Tantra massage is not sexual service. Any session that includes sexual touch, that promises sexual release, or that uses spiritual language to rationalize what is effectively an erotic service is not Tantra. It may use the word. It is not the tradition.
Tantra massage is not “lingam massage” or “yoni massage” as commonly offered. These phrases, in most commercial contexts, mean genital massage with no grounding in actual Tantric philosophy or lineage. Practices working with the genitals do exist within certain Tantric lineages — but they occur in specific, highly structured contexts, with experienced practitioners, after significant preparation, and are never offered as a starting point or as a stand-alone commercial service.
Tantra massage is not relaxation bodywork with spiritual branding. A skilled Swedish massage in a room with incense and Sanskrit imagery is a nice experience. It is not Tantra. The distinction is not about the aesthetics of the session but about whether the practitioner is genuinely working with the energetic body, is themselves rooted in a living practice, and has something real to transmit.
Tantra massage is not something that can be offered after a weekend workshop. The cultivation required to do this work with integrity takes years. The practitioner’s own Kundalini must be genuinely developing. Their understanding of energy anatomy must be lived, not theoretical. Their capacity to hold space — to remain present with whatever arises in the receiving body, without being destabilized or reactive — is itself the fruit of serious practice.
How to Recognize a Genuine Practitioner
If you are seeking this work in Canada, here are some qualities worth looking for.
They can speak coherently about the tradition. A genuine practitioner knows what lineage they are working within, can speak to the philosophy behind the practice, and does not use spiritual language as decoration.
Their own practice is primary. They meditate. They practice pranayama. They do not offer to others what they are not living themselves. When you ask about their personal practice, they have a clear and grounded answer.
The conversation before the session is substantial. They do not rush to the bodywork. They want to understand your intentions, your history, and what you are hoping for. They explain clearly what will and will not be part of the session.
They do not use ambiguity. Any practitioner who is vague about boundaries, who leaves the scope of the session undefined, or who uses phrases like “whatever you are comfortable with” to open space for escalation — these are red flags, not spiritual flexibility.
They do not promise specific outcomes. The tradition does not guarantee what will arise in any given session. A practitioner who promises transformative awakening, guaranteed release, or specific energetic experiences is making claims the work itself does not make.
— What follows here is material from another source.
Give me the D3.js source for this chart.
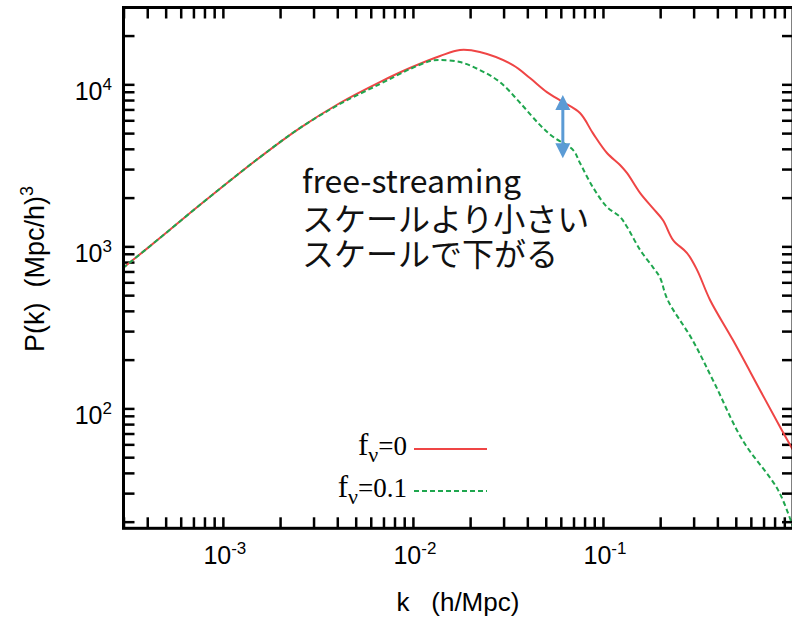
<!DOCTYPE html>
<html><head><meta charset="utf-8">
<script src="https://cdn.jsdelivr.net/npm/d3@7"></script>
<style>
html,body{margin:0;padding:0;background:#fff;overflow:hidden}
svg{display:block}
text{white-space:pre}
</style></head><body>
<svg id="chart" width="792" height="617"></svg>
<script>
// ---- data ----
const kNu0 = [2.98e-4,4.66e-4,7.56e-4,1.57e-3,2.54e-3,4.13e-3,6.70e-3,9.64e-3,1.39e-2,1.77e-2,2.25e-2,3.36e-2,4.13e-2,5.07e-2,6.15e-2,7.57e-2,8.85e-2,0.105,0.123,0.134,0.157,0.183,0.207,0.234,0.277,0.313,0.366,0.483,0.670,0.855,1.0];
const pNu0 = [735,1125,1800,3556,5370,7670,10330,12610,14960,16300,15830,13150,10930,8960,7780,6650,5000,3770,3180,2830,2130,1720,1450,1093,910,714,467,264,130,76.7,55.3];
const kNu01 = [2.98e-4,4.66e-4,7.56e-4,1.57e-3,2.54e-3,4.13e-3,6.70e-3,9.64e-3,1.23e-2,1.39e-2,1.77e-2,2.25e-2,2.87e-2,3.67e-2,4.67e-2,5.48e-2,6.97e-2,7.57e-2,8.85e-2,0.105,0.123,0.134,0.157,0.183,0.199,0.219,0.296,0.385,0.542,0.835,1.0];
const pNu01 = [735,1125,1800,3556,5370,7570,10040,12420,13920,14130,13730,12250,10330,7670,5600,4730,3930,3270,2320,1750,1520,1316,949,745,647,467,264,144,63.8,31.3,18.5];
const seriesNames = ["0","0.1"];
const xTickExponents = ["-3","-2","-1"];
const xTickValues = [1e-3,1e-2,1e-1];
const yTickExponents = ["2","3","4"];
const yTickValues = [1e2,1e3,1e4];
const noteLines = ["free-streaming","スケールより小さい","スケールで下がる"];
const arrowK = 0.0615;
const arrowP = [8600,3500];

// ---- layout ----
const svg = d3.select("#chart");
const L = 123.5, R = 793, T = 7.5, B = 528.3;
const x = d3.scaleLog().domain([3e-4,1]).range([L,R]);
const y = d3.scaleLog().domain([18.2,29800]).range([B,T]);
const red = "#ef4545", green = "#1fa64e", blue = "#5b9bd5";

svg.append("defs").append("clipPath").attr("id","plotclip")
  .append("rect").attr("x",L).attr("y",T).attr("width",R-L).attr("height",B-T);

// minor/major tick positions
const xt = [], yt = [];
for (let e=-4;e<=0;e++) for (let m=1;m<=9;m++){const v=m*Math.pow(10,e); if(v>=3e-4*0.999 && v<=1.0001) xt.push(v);}
for (let e=1;e<=4;e++) for (let m=1;m<=9;m++){const v=m*Math.pow(10,e); if(v>=18.2 && v<=29800) yt.push(v);}

function styleAxis(g){
  g.select(".domain").remove();
  g.selectAll(".tick line").attr("stroke","#000").attr("stroke-width",2.5);
}
svg.append("g").attr("transform",`translate(0,${B})`)
  .call(d3.axisBottom(x).tickValues(xt).tickFormat("").tickSizeInner(-11).tickSizeOuter(0)).call(styleAxis);
svg.append("g").attr("transform",`translate(0,${T})`)
  .call(d3.axisTop(x).tickValues(xt).tickFormat("").tickSizeInner(-11).tickSizeOuter(0)).call(styleAxis);
svg.append("g").attr("transform",`translate(${L},0)`)
  .call(d3.axisLeft(y).tickValues(yt).tickFormat("").tickSizeInner(-11).tickSizeOuter(0)).call(styleAxis);
svg.append("g").attr("transform",`translate(${R},0)`)
  .call(d3.axisRight(y).tickValues(yt).tickFormat("").tickSizeInner(-11).tickSizeOuter(0)).call(styleAxis);

// tick labels
const tickFont = "'Liberation Sans', Arial, sans-serif";
xTickValues.forEach((v,i)=>{
  const t = svg.append("text").attr("x",x(v)+2).attr("y",564).attr("text-anchor","middle")
    .attr("font-family",tickFont).attr("font-size",25).attr("fill","#000");
  t.append("tspan").text("10");
  t.append("tspan").attr("font-size",17).attr("dy",-10).text(xTickExponents[i]);
});
yTickValues.forEach((v,i)=>{
  const t = svg.append("text").attr("x",112).attr("y",y(v)+16).attr("text-anchor","end")
    .attr("font-family",tickFont).attr("font-size",25).attr("fill","#000");
  t.append("tspan").text("10");
  t.append("tspan").attr("font-size",17).attr("dy",-10).text(yTickExponents[i]);
});

// axis titles
svg.append("text").attr("x",458).attr("y",611).attr("text-anchor","middle")
  .attr("font-family",tickFont).attr("font-size",26).attr("fill","#000").text("k   (h/Mpc)");
const yl = svg.append("text").attr("transform","translate(44,352) rotate(-90)")
  .attr("font-family",tickFont).attr("font-size",27).attr("fill","#000");
yl.append("tspan").text("P(k)  (Mpc/h)");
yl.append("tspan").attr("font-size",18).attr("dy",-11).text("3");

// curves
const line = d3.line().x(d=>x(d[0])).y(d=>y(d[1])).curve(d3.curveCatmullRom.alpha(0.5));
const gPlot = svg.append("g").attr("clip-path","url(#plotclip)");
gPlot.append("path").datum(kNu0.map((k,i)=>[k,pNu0[i]])).attr("d",line)
  .attr("fill","none").attr("stroke",red).attr("stroke-width",2);
gPlot.append("path").datum(kNu01.map((k,i)=>[k,pNu01[i]])).attr("d",line)
  .attr("fill","none").attr("stroke",green).attr("stroke-width",2).attr("stroke-dasharray","5,3");

// frame
svg.append("rect").attr("x",L).attr("y",T).attr("width",R-L).attr("height",B-T)
  .attr("fill","none").attr("stroke","#000").attr("stroke-width",3);

// legend
const legFont = "'Liberation Serif','Times New Roman',serif";
const legColors = [red, green], legDash = [null, "5,3"];
seriesNames.forEach((s,i)=>{
  const yy = 455 + i*42;
  const t = svg.append("text").attr("x",407).attr("y",yy).attr("text-anchor","end")
    .attr("font-family",legFont).attr("fill","#000");
  t.append("tspan").attr("font-size",31).text("f");
  t.append("tspan").attr("font-size",22).attr("dy",7).text("ν");
  t.append("tspan").attr("font-size",27).attr("dy",-7).text("="+s);
  svg.append("line").attr("x1",414).attr("x2",487).attr("y1",yy-6).attr("y2",yy-6)
    .attr("stroke",legColors[i]).attr("stroke-width",2).attr("stroke-dasharray",legDash[i]);
});

// annotation text
const noteFont = "'Noto Sans CJK JP','Noto Sans',sans-serif";
const noteY = [193,231,266];
noteLines.forEach((s,i)=>{
  svg.append("text").attr("x",302).attr("y",noteY[i]).attr("font-family",noteFont)
    .attr("font-size",32).attr("fill","#111").text(s);
});

// double arrow
const ax = x(arrowK), yTop = y(arrowP[0]), yBot = y(arrowP[1]);
svg.append("line").attr("x1",ax).attr("x2",ax).attr("y1",yTop+12).attr("y2",yBot-12)
  .attr("stroke",blue).attr("stroke-width",3);
svg.append("path").attr("d",`M${ax},${yTop} L${ax-7.5},${yTop+15} L${ax+7.5},${yTop+15} Z`).attr("fill",blue);
svg.append("path").attr("d",`M${ax},${yBot} L${ax-7.5},${yBot-15} L${ax+7.5},${yBot-15} Z`).attr("fill",blue);
</script></body></html>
The fee is reasonable. Genuine healing work is valued and compensated fairly. But extraordinary fees, especially combined with promises of extraordinary results, are a common pattern in the commercialization of spiritual services.
The Body Remembers
For many people in Canada — Indigenous people whose connection to the body was disrupted by residential schools and forced religious conversion, settler Canadians who inherited centuries of body shame from European Christianity, and people of any background who have experienced the body as a place of harm — the idea of the body as sacred may feel very distant.
The tradition does not ask you to believe in it. It asks you to receive it — through the direct experience of being touched as though you are sacred, of having your energy met with reverence, of inhabiting your body in the presence of someone for whom that body is genuinely a temple.
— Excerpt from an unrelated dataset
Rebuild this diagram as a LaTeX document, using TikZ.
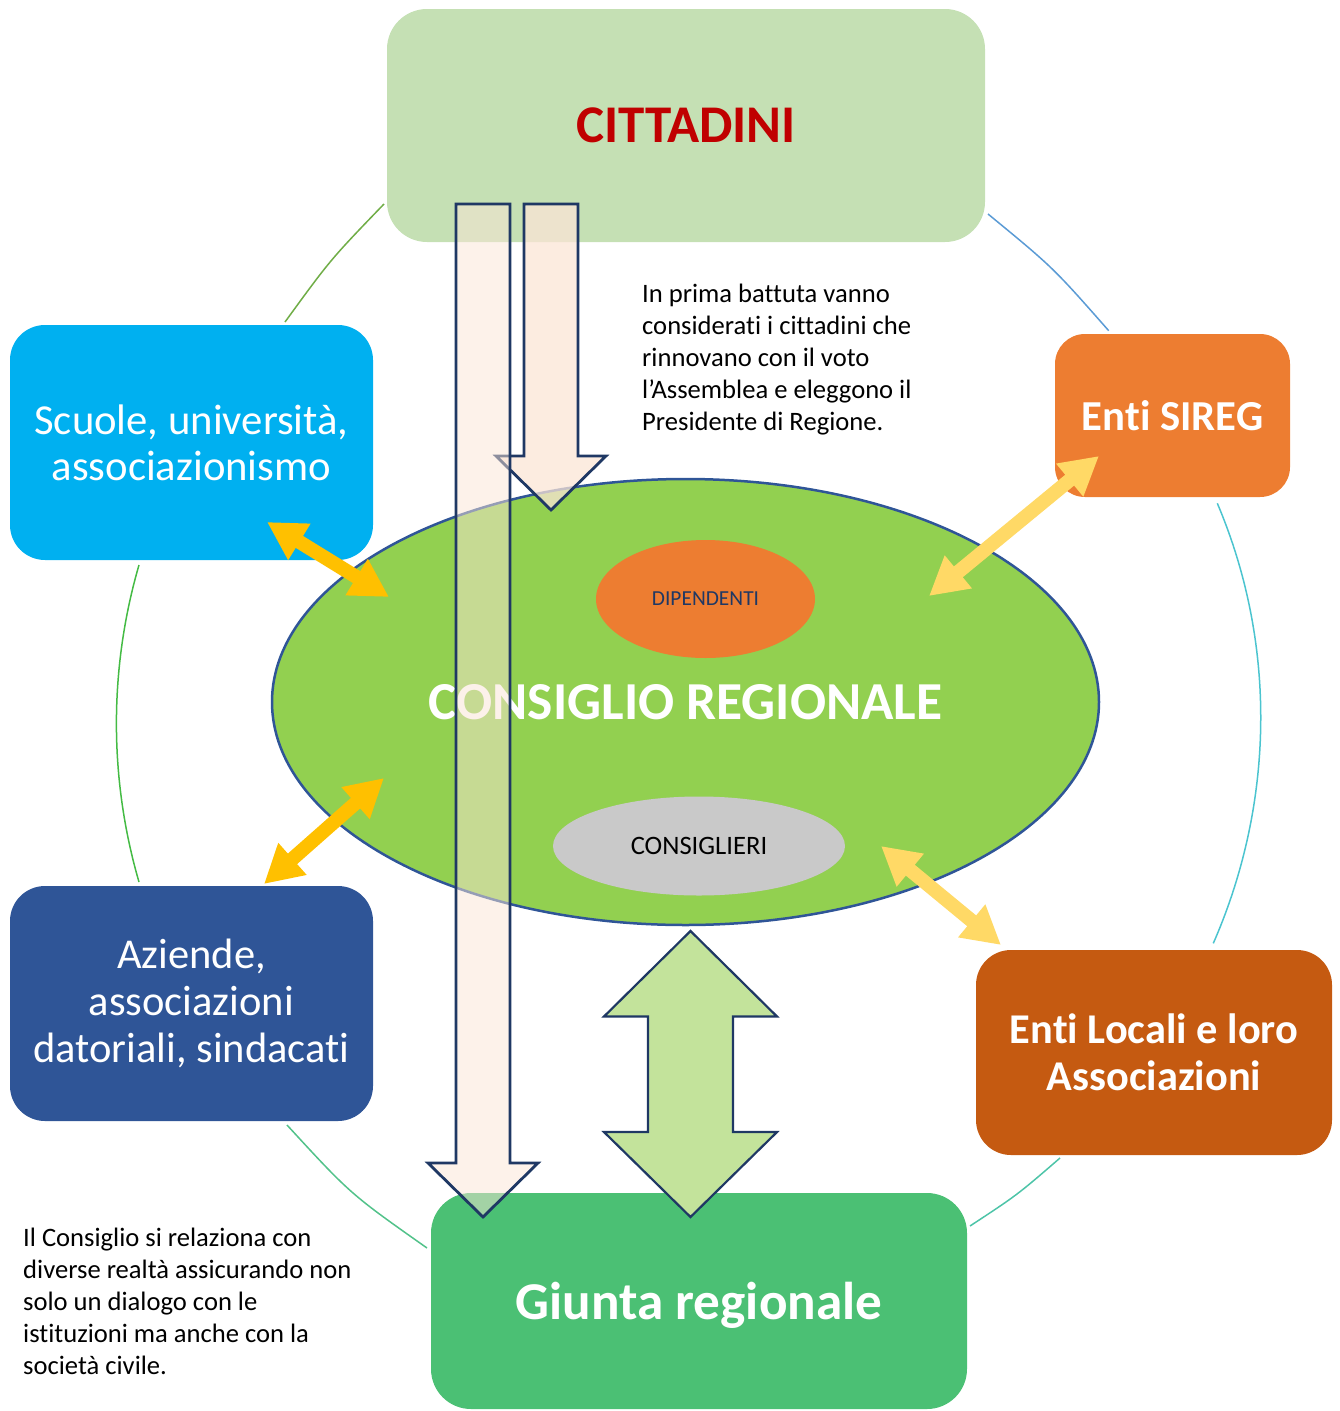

This experience, when it is offered authentically, has its own kind of intelligence. The body does not need philosophical convincing. It recognizes being met with genuine presence. It responds to touch that carries real awareness.
And in that recognition and response, something begins to shift — quietly, without drama, in the way that all genuine healing happens: not through being fixed, but through being seen.
The body remembers what it is. Sometimes it simply needs the right conditions to remember.
Authentic Tantric bodywork, held within the integrity of the tradition, can be those conditions.